#### Exercise requirements
Exactly as written, retype the listing below, omitting the pictures.

#### Data block
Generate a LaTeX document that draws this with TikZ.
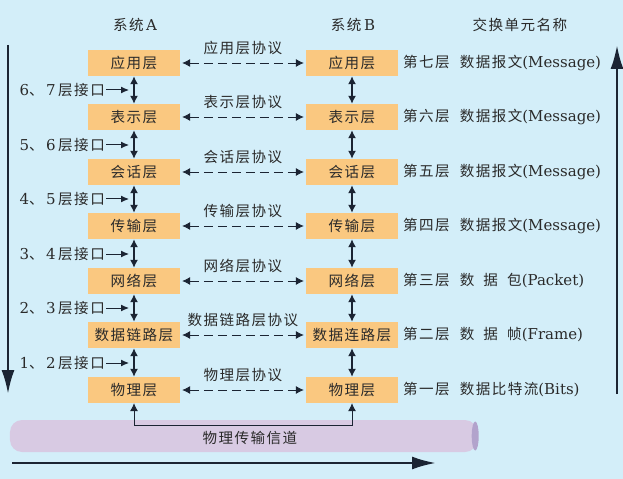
\documentclass[tikz,border=0pt]{standalone}
\usepackage{fontspec}
\setmainfont{DejaVu Serif}
\newfontfamily\cjk[Scale=0.97,LetterSpace=10]{Noto Sans CJK SC}
\usetikzlibrary{arrows.meta, positioning, shapes.geometric}

\definecolor{bgblue}{HTML}{D3EEF9}
\definecolor{boxorange}{HTML}{FAC880}
\definecolor{pipeviolet}{HTML}{D8CAE3}
\definecolor{pipeend}{HTML}{B2A3CC}
\definecolor{linedark}{HTML}{1B2433}
\definecolor{inkdark}{HTML}{2A2A2A}

\begin{document}
\begin{tikzpicture}[x=1bp, y=-1bp,
      font=\fontsize{15bp}{18bp}\selectfont, text=inkdark,
      layer/.style={fill=boxorange, minimum width=92bp, minimum height=26bp,
        inner sep=0pt},
      proto/.style={{Latex[length=8bp,width=8bp]}-{Latex[length=8bp,width=8bp]},
        dash pattern=on 9bp off 5bp, line width=0.8bp, draw=linedark,
        shorten <=2bp, shorten >=2bp},
      updown/.style={{Latex[length=8bp,width=8bp]}-{Latex[length=8bp,width=8bp]},
        line width=1.3bp, draw=linedark},
      iface/.style={-{Latex[length=8bp,width=7bp]}, line width=1bp,
        draw=linedark, shorten >=5bp},
      bigarrow/.style={-{Latex[length=24bp,width=13bp]}, line width=2.6bp,
        draw=linedark},
      feed/.style={-{Latex[length=8bp,width=8bp]}, line width=0.8bp,
        draw=linedark},
      unit/.style={anchor=west, inner sep=0pt},
      lab/.style={inner sep=1pt}
    ]
    \fill[bgblue] (0,0) rectangle (623,479);
    \useasboundingbox (0,0) rectangle (623,479);

    % headings
    \node[lab] (sysA) at (135,25) {{\cjk 系统}\,A};
    \node[lab] (sysB) at (353,25) {{\cjk 系统}\,B};
    \node[lab] (units) at (520,25) {\cjk 交换单元名称};

    % system A
    \node[layer] at (134, 63) (a1) {\cjk 应用层};
    \node[layer] at (134,117) (a2) {\cjk 表示层};
    \node[layer] at (134,172) (a3) {\cjk 会话层};
    \node[layer] at (134,226) (a4) {\cjk 传输层};
    \node[layer] at (134,281) (a5) {\cjk 网络层};
    \node[layer] at (134,335) (a6) {\cjk 数据链路层};
    \node[layer] at (134,390) (a7) {\cjk 物理层};

    % system B
    \node[layer] at (352, 63) (b1) {\cjk 应用层};
    \node[layer] at (352,117) (b2) {\cjk 表示层};
    \node[layer] at (352,172) (b3) {\cjk 会话层};
    \node[layer] at (352,226) (b4) {\cjk 传输层};
    \node[layer] at (352,281) (b5) {\cjk 网络层};
    \node[layer] at (352,335) (b6) {\cjk 数据连路层};
    \node[layer] at (352,390) (b7) {\cjk 物理层};

    % peer protocols
    \draw[proto] (a1) -- node[lab, above=7bp]{\cjk 应用层协议} (b1);
    \draw[proto] (a2) -- node[lab, above=7bp]{\cjk 表示层协议} (b2);
    \draw[proto] (a3) -- node[lab, above=7bp]{\cjk 会话层协议} (b3);
    \draw[proto] (a4) -- node[lab, above=7bp]{\cjk 传输层协议} (b4);
    \draw[proto] (a5) -- node[lab, above=7bp]{\cjk 网络层协议} (b5);
    \draw[proto] (a6) -- node[lab, above=7bp]{\cjk 数据链路层协议} (b6);
    \draw[proto] (a7) -- node[lab, above=7bp]{\cjk 物理层协议} (b7);

    % layer interfaces
    \draw[updown] (a1) -- (a2);
    \draw[updown] (a2) -- (a3);
    \draw[updown] (a3) -- (a4);
    \draw[updown] (a4) -- (a5);
    \draw[updown] (a5) -- (a6);
    \draw[updown] (a6) -- (a7);
    \draw[updown] (b1) -- (b2);
    \draw[updown] (b2) -- (b3);
    \draw[updown] (b3) -- (b4);
    \draw[updown] (b4) -- (b5);
    \draw[updown] (b5) -- (b6);
    \draw[updown] (b6) -- (b7);

    \node[lab, anchor=east] at (106, 90) (if67) {6{\cjk 、}\,7\,{\cjk 层接口}};
    \node[lab, anchor=east] at (106,145) (if56) {5{\cjk 、}\,6\,{\cjk 层接口}};
    \node[lab, anchor=east] at (106,199) (if45) {4{\cjk 、}\,5\,{\cjk 层接口}};
    \node[lab, anchor=east] at (106,254) (if34) {3{\cjk 、}\,4\,{\cjk 层接口}};
    \node[lab, anchor=east] at (106,308) (if23) {2{\cjk 、}\,3\,{\cjk 层接口}};
    \node[lab, anchor=east] at (106,363) (if12) {1{\cjk 、}\,2\,{\cjk 层接口}};
    \draw[iface] (if67.east) -- (if67.east -| a1);
    \draw[iface] (if56.east) -- (if56.east -| a1);
    \draw[iface] (if45.east) -- (if45.east -| a1);
    \draw[iface] (if34.east) -- (if34.east -| a1);
    \draw[iface] (if23.east) -- (if23.east -| a1);
    \draw[iface] (if12.east) -- (if12.east -| a1);

    % exchanged units
    \node[unit] at (403, 63) (u7) {{\cjk 第七层\hspace{10bp}数据报文}(Message)};
    \node[unit] at (403,117) (u6) {{\cjk 第六层\hspace{10bp}数据报文}(Message)};
    \node[unit] at (403,172) (u5) {{\cjk 第五层\hspace{10bp}数据报文}(Message)};
    \node[unit] at (403,226) (u4) {{\cjk 第四层\hspace{10bp}数据报文}(Message)};
    \node[unit] at (403,281) (u3)
      {{\cjk 第三层\hspace{10bp}\makebox[62bp][s]{数\hfill 据\hfill 包}}(Packet)};
    \node[unit] at (403,335) (u2)
      {{\cjk 第二层\hspace{10bp}\makebox[62bp][s]{数\hfill 据\hfill 帧}}(Frame)};
    \node[unit] at (403,390) (u1) {{\cjk 第一层\hspace{10bp}数据比特流}(Bits)};

    % physical channel
    \node[fill=pipeviolet, rounded corners=12bp, minimum width=467bp,
      minimum height=32bp, inner sep=0pt] at (243.5,436) (chan) {};
    \node[lab] at (250,438) (chanlab) {\cjk 物理传输信道};
    \node[fill=pipeend, ellipse, minimum width=7bp, minimum height=29bp,
      inner sep=0pt] at ([xshift=-2bp]chan.east) (chanend) {};
    \coordinate (tap) at (134,425);
    \draw[feed] (tap) -- (a7);
    \draw[feed] (tap) -| (b7);

    % direction arrows
    \coordinate (downtop) at (8,45);
    \coordinate (downend) at (8,394);
    \coordinate (uptop) at (617,45);
    \coordinate (upend) at (617,394);
    \coordinate (flowstart) at (12,463);
    \coordinate (flowend) at (436,463);
    \draw[bigarrow] (downtop) -- (downend);
    \draw[bigarrow] (upend) -- (uptop);
    \draw[bigarrow] (flowstart) -- (flowend);
  \end{tikzpicture}
\end{document}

#### Full response
Generate a LaTeX document that draws this with TikZ.
\documentclass[tikz,border=0pt]{standalone}
\usepackage{fontspec}
\setmainfont{DejaVu Serif}
\newfontfamily\cjk[Scale=0.97,LetterSpace=10]{Noto Sans CJK SC}
\usetikzlibrary{arrows.meta, positioning, shapes.geometric}

\definecolor{bgblue}{HTML}{D3EEF9}
\definecolor{boxorange}{HTML}{FAC880}
\definecolor{pipeviolet}{HTML}{D8CAE3}
\definecolor{pipeend}{HTML}{B2A3CC}
\definecolor{linedark}{HTML}{1B2433}
\definecolor{inkdark}{HTML}{2A2A2A}

\begin{document}
\begin{tikzpicture}[x=1bp, y=-1bp,
      font=\fontsize{15bp}{18bp}\selectfont, text=inkdark,
      layer/.style={fill=boxorange, minimum width=92bp, minimum height=26bp,
        inner sep=0pt},
      proto/.style={{Latex[length=8bp,width=8bp]}-{Latex[length=8bp,width=8bp]},
        dash pattern=on 9bp off 5bp, line width=0.8bp, draw=linedark,
        shorten <=2bp, shorten >=2bp},
      updown/.style={{Latex[length=8bp,width=8bp]}-{Latex[length=8bp,width=8bp]},
        line width=1.3bp, draw=linedark},
      iface/.style={-{Latex[length=8bp,width=7bp]}, line width=1bp,
        draw=linedark, shorten >=5bp},
      bigarrow/.style={-{Latex[length=24bp,width=13bp]}, line width=2.6bp,
        draw=linedark},
      feed/.style={-{Latex[length=8bp,width=8bp]}, line width=0.8bp,
        draw=linedark},
      unit/.style={anchor=west, inner sep=0pt},
      lab/.style={inner sep=1pt}
    ]
    \fill[bgblue] (0,0) rectangle (623,479);
    \useasboundingbox (0,0) rectangle (623,479);

    % headings
    \node[lab] (sysA) at (135,25) {{\cjk 系统}\,A};
    \node[lab] (sysB) at (353,25) {{\cjk 系统}\,B};
    \node[lab] (units) at (520,25) {\cjk 交换单元名称};

    % system A
    \node[layer] at (134, 63) (a1) {\cjk 应用层};
    \node[layer] at (134,117) (a2) {\cjk 表示层};
    \node[layer] at (134,172) (a3) {\cjk 会话层};
    \node[layer] at (134,226) (a4) {\cjk 传输层};
    \node[layer] at (134,281) (a5) {\cjk 网络层};
    \node[layer] at (134,335) (a6) {\cjk 数据链路层};
    \node[layer] at (134,390) (a7) {\cjk 物理层};

    % system B
    \node[layer] at (352, 63) (b1) {\cjk 应用层};
    \node[layer] at (352,117) (b2) {\cjk 表示层};
    \node[layer] at (352,172) (b3) {\cjk 会话层};
    \node[layer] at (352,226) (b4) {\cjk 传输层};
    \node[layer] at (352,281) (b5) {\cjk 网络层};
    \node[layer] at (352,335) (b6) {\cjk 数据连路层};
    \node[layer] at (352,390) (b7) {\cjk 物理层};

    % peer protocols
    \draw[proto] (a1) -- node[lab, above=7bp]{\cjk 应用层协议} (b1);
    \draw[proto] (a2) -- node[lab, above=7bp]{\cjk 表示层协议} (b2);
    \draw[proto] (a3) -- node[lab, above=7bp]{\cjk 会话层协议} (b3);
    \draw[proto] (a4) -- node[lab, above=7bp]{\cjk 传输层协议} (b4);
    \draw[proto] (a5) -- node[lab, above=7bp]{\cjk 网络层协议} (b5);
    \draw[proto] (a6) -- node[lab, above=7bp]{\cjk 数据链路层协议} (b6);
    \draw[proto] (a7) -- node[lab, above=7bp]{\cjk 物理层协议} (b7);

    % layer interfaces
    \draw[updown] (a1) -- (a2);
    \draw[updown] (a2) -- (a3);
    \draw[updown] (a3) -- (a4);
    \draw[updown] (a4) -- (a5);
    \draw[updown] (a5) -- (a6);
    \draw[updown] (a6) -- (a7);
    \draw[updown] (b1) -- (b2);
    \draw[updown] (b2) -- (b3);
    \draw[updown] (b3) -- (b4);
    \draw[updown] (b4) -- (b5);
    \draw[updown] (b5) -- (b6);
    \draw[updown] (b6) -- (b7);

    \node[lab, anchor=east] at (106, 90) (if67) {6{\cjk 、}\,7\,{\cjk 层接口}};
    \node[lab, anchor=east] at (106,145) (if56) {5{\cjk 、}\,6\,{\cjk 层接口}};
    \node[lab, anchor=east] at (106,199) (if45) {4{\cjk 、}\,5\,{\cjk 层接口}};
    \node[lab, anchor=east] at (106,254) (if34) {3{\cjk 、}\,4\,{\cjk 层接口}};
    \node[lab, anchor=east] at (106,308) (if23) {2{\cjk 、}\,3\,{\cjk 层接口}};
    \node[lab, anchor=east] at (106,363) (if12) {1{\cjk 、}\,2\,{\cjk 层接口}};
    \draw[iface] (if67.east) -- (if67.east -| a1);
    \draw[iface] (if56.east) -- (if56.east -| a1);
    \draw[iface] (if45.east) -- (if45.east -| a1);
    \draw[iface] (if34.east) -- (if34.east -| a1);
    \draw[iface] (if23.east) -- (if23.east -| a1);
    \draw[iface] (if12.east) -- (if12.east -| a1);

    % exchanged units
    \node[unit] at (403, 63) (u7) {{\cjk 第七层\hspace{10bp}数据报文}(Message)};
    \node[unit] at (403,117) (u6) {{\cjk 第六层\hspace{10bp}数据报文}(Message)};
    \node[unit] at (403,172) (u5) {{\cjk 第五层\hspace{10bp}数据报文}(Message)};
    \node[unit] at (403,226) (u4) {{\cjk 第四层\hspace{10bp}数据报文}(Message)};
    \node[unit] at (403,281) (u3)
      {{\cjk 第三层\hspace{10bp}\makebox[62bp][s]{数\hfill 据\hfill 包}}(Packet)};
    \node[unit] at (403,335) (u2)
      {{\cjk 第二层\hspace{10bp}\makebox[62bp][s]{数\hfill 据\hfill 帧}}(Frame)};
    \node[unit] at (403,390) (u1) {{\cjk 第一层\hspace{10bp}数据比特流}(Bits)};

    % physical channel
    \node[fill=pipeviolet, rounded corners=12bp, minimum width=467bp,
      minimum height=32bp, inner sep=0pt] at (243.5,436) (chan) {};
    \node[lab] at (250,438) (chanlab) {\cjk 物理传输信道};
    \node[fill=pipeend, ellipse, minimum width=7bp, minimum height=29bp,
      inner sep=0pt] at ([xshift=-2bp]chan.east) (chanend) {};
    \coordinate (tap) at (134,425);
    \draw[feed] (tap) -- (a7);
    \draw[feed] (tap) -| (b7);

    % direction arrows
    \coordinate (downtop) at (8,45);
    \coordinate (downend) at (8,394);
    \coordinate (uptop) at (617,45);
    \coordinate (upend) at (617,394);
    \coordinate (flowstart) at (12,463);
    \coordinate (flowend) at (436,463);
    \draw[bigarrow] (downtop) -- (downend);
    \draw[bigarrow] (upend) -- (uptop);
    \draw[bigarrow] (flowstart) -- (flowend);
  \end{tikzpicture}
\end{document}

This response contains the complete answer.